— begin MATERIAL PROVIDED —

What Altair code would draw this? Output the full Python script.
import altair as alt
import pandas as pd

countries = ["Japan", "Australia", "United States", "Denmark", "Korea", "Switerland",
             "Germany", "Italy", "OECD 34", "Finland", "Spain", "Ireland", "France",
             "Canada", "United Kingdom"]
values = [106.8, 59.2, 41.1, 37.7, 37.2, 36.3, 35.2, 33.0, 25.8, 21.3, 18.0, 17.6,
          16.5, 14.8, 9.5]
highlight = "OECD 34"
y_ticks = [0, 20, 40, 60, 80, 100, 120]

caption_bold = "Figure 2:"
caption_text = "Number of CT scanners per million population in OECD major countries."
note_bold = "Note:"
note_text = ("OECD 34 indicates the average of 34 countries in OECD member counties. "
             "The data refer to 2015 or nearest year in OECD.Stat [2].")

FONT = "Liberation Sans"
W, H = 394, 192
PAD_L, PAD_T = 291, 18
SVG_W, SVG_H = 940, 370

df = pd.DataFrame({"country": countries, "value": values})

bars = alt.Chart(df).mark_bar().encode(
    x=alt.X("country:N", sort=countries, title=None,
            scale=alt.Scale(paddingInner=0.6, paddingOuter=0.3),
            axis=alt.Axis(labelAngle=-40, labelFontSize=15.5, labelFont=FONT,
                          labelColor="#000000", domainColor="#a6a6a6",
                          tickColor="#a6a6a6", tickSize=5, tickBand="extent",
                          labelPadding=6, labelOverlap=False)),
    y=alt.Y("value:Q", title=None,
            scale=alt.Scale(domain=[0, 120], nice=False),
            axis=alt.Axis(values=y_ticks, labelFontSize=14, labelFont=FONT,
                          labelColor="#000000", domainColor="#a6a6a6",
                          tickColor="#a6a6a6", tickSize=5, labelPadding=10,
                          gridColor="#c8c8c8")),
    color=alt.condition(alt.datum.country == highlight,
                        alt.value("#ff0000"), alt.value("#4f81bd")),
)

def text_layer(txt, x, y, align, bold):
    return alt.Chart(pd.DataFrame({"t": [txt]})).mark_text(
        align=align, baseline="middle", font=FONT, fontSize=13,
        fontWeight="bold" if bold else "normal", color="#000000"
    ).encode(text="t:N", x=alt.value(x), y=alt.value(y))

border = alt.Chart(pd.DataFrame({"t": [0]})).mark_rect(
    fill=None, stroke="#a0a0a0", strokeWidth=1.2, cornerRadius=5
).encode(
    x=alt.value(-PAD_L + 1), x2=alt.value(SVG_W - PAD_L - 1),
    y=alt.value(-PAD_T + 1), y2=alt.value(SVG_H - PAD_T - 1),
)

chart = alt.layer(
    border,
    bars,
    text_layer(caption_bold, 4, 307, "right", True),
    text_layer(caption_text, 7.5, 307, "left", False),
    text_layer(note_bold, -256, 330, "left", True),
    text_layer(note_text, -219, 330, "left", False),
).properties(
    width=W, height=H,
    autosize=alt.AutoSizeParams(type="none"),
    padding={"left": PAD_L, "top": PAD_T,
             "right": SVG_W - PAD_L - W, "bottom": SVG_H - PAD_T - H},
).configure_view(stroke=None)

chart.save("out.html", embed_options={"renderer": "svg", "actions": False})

— end MATERIAL PROVIDED —

| TASK STATEMENT |
Please transcribe, exactly and with nothing added, the lines from the first line of the material above through the line that contains "import pandas as pd".

| OUTPUT FOR THIS EXERCISE |
What Altair code would draw this? Output the full Python script.
import altair as alt
import pandas as pd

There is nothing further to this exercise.